Trey doesn’t answer immediately. He leans back against the counter, arms folded, staring somewhere past her. His chest rises in a slow breath, like he’s trying to make the answer feel natural before it leaves his mouth.
Then he just shrugs. A short, stiff one.
“I’m getting older,” he says, not meeting her eyes. “I wanted a family.”
And she smiles — a soft, grateful smile — because on the surface it sounds sweet, responsible, mature. The kind of thing a man says when he’s truly ready to settle down.
But Trey feels the lie burn a little as it leaves his lips.
He didn’t come back because he was ready.
He didn’t come back because he suddenly saw forever with her.
He came back because Anjelys slammed a door that he didn’t expect to be locked. Because the future he thought he might have — even in some imaginary, half-unspoken way — was gone. And Zaire… Zaire was safe. Kind. Familiar. Someone who had always wanted him.
Zaire steps closer, reaching out, touching his arm like she’s accepting his answer without question.
“I’m happy you feel that way,” she whispers.
And he nods, because it’s easier than correcting her.
Easier than admitting the truth, even to himself.
But inside, he feels that hollowness — that little tug that says he’s not fully here, not really choosing her, just choosing not to be alone.
It’s subtle, but it’s there.
His jaw tightens. His eyes drop. His hands brace on his knees like he’s holding himself in place.
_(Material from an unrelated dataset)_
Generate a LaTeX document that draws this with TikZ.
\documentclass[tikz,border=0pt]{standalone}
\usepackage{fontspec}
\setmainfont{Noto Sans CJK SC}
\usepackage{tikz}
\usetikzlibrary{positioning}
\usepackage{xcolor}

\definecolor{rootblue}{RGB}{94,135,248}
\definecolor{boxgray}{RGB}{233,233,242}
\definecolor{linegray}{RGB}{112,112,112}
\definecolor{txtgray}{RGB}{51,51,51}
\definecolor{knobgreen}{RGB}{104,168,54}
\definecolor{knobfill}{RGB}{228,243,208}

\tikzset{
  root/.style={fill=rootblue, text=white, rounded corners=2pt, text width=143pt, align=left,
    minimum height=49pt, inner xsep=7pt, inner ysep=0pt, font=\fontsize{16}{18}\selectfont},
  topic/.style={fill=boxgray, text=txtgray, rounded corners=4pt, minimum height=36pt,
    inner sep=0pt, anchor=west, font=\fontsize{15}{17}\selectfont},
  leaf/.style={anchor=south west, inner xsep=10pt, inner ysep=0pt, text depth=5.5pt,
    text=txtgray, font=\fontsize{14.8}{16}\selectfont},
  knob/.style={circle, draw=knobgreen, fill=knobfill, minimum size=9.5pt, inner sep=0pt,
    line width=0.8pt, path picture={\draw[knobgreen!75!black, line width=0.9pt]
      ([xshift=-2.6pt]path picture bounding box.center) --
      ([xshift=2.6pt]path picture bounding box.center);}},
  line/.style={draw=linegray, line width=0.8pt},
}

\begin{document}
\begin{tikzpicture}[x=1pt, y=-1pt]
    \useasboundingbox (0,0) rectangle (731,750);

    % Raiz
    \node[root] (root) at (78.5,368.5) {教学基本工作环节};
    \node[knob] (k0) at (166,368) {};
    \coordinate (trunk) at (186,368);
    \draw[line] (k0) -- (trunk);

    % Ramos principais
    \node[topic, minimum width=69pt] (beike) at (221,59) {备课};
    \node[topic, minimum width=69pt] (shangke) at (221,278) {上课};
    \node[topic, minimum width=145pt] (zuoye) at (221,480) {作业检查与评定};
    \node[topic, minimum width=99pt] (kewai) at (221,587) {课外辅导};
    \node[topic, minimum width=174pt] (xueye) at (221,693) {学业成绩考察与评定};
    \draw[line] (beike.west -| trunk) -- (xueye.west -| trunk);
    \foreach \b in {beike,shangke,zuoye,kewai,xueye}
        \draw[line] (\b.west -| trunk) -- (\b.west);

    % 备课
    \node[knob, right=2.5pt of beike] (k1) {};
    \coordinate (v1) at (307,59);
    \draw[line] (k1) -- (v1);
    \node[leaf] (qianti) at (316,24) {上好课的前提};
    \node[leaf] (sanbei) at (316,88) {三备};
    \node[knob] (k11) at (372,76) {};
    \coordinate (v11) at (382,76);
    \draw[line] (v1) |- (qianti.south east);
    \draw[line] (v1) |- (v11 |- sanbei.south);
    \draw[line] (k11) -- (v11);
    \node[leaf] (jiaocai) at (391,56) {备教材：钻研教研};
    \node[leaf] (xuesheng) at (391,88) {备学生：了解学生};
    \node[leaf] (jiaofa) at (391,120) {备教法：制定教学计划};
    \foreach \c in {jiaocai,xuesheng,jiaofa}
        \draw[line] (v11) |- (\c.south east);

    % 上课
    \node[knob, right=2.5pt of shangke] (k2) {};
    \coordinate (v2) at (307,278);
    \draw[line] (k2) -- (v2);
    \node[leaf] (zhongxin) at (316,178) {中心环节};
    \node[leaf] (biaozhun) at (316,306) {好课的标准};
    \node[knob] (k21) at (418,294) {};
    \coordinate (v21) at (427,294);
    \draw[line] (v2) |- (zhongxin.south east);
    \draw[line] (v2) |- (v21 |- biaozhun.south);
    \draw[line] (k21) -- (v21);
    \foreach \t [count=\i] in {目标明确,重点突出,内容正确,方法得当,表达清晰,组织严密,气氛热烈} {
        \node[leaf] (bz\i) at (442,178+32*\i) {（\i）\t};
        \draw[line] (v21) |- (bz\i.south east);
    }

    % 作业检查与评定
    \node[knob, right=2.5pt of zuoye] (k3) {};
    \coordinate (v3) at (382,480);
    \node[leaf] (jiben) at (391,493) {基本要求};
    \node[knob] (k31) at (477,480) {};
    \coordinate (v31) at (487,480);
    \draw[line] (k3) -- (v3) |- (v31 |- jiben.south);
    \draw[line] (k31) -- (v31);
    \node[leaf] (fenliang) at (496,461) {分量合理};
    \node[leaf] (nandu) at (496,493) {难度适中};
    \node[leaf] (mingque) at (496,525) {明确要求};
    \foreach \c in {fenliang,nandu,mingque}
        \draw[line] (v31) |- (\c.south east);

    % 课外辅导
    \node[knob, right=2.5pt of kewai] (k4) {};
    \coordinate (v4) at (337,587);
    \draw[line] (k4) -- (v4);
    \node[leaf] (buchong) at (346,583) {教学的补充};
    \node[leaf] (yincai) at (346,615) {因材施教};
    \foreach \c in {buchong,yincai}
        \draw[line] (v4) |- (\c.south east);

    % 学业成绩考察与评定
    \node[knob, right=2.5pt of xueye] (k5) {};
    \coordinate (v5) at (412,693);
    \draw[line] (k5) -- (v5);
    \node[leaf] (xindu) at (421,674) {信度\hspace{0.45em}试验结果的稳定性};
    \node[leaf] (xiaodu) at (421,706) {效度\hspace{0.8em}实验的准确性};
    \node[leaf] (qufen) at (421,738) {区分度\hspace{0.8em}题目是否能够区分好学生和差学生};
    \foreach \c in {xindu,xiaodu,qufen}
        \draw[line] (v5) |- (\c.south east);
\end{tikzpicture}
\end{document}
Zaire doesn’t catch it right away. She’s talking softly, almost wistfully:
“I just want us to be on the same page with the baby… you know? I want to make sure we’re doing everything we can for them.”
And while her words drift across the room, Trey is somewhere else entirely.
His mind snaps back to that clinic hallway.
The cold fluorescent lights.
The sterile smell.
The silence.
And Anjelys — sitting stiff in the plastic chair, hands folded over her stomach, eyes refusing to meet his.
He hears her voice in his head, every time Zaire opens her mouth:
“It’s better this way.”
“I can’t do this with you.”
“You weren’t the man I needed.”
It’s like each sentence Zaire speaks pushes him deeper into that memory.
The loss.
The betrayal.
The part of him he never got back.
So when Zaire says, “Trey… are you listening?”
He barely nods.
Because what is he supposed to say?
That every mention of his own child hurts because it reminds him of the one he didn’t get to have?
The one he wasn’t enough for?
He can’t.
He won’t.
Instead, he clears his throat — a dry, empty sound — and mutters,
“Yeah… I hear you.”
But it’s a lie.
He’s not hearing her.
He’s hearing echoes.
Zaire notices the distance now. The blankness in his eyes. The way his body is there, but his spirit is somewhere lost in the past. She gives a tight smile, trying to keep things gentle.
“If you ever wanna talk about anything… you can. I’m here.”
And Trey nods again, but it’s mechanical. Automatic.
Because every time he looks at Zaire holding their child, every time she mentions parenting, every time she tries to build something stable with him…
his brain flickers back to that cold moment with Anjelys.
The moment everything in him cracked.
And the worst part?
He can’t stop it.
He can’t control it.
He can’t be present.
The guilt piles on top of the grief, and he sits there, drowning quietly while Zaire tries to pretend they’re fine.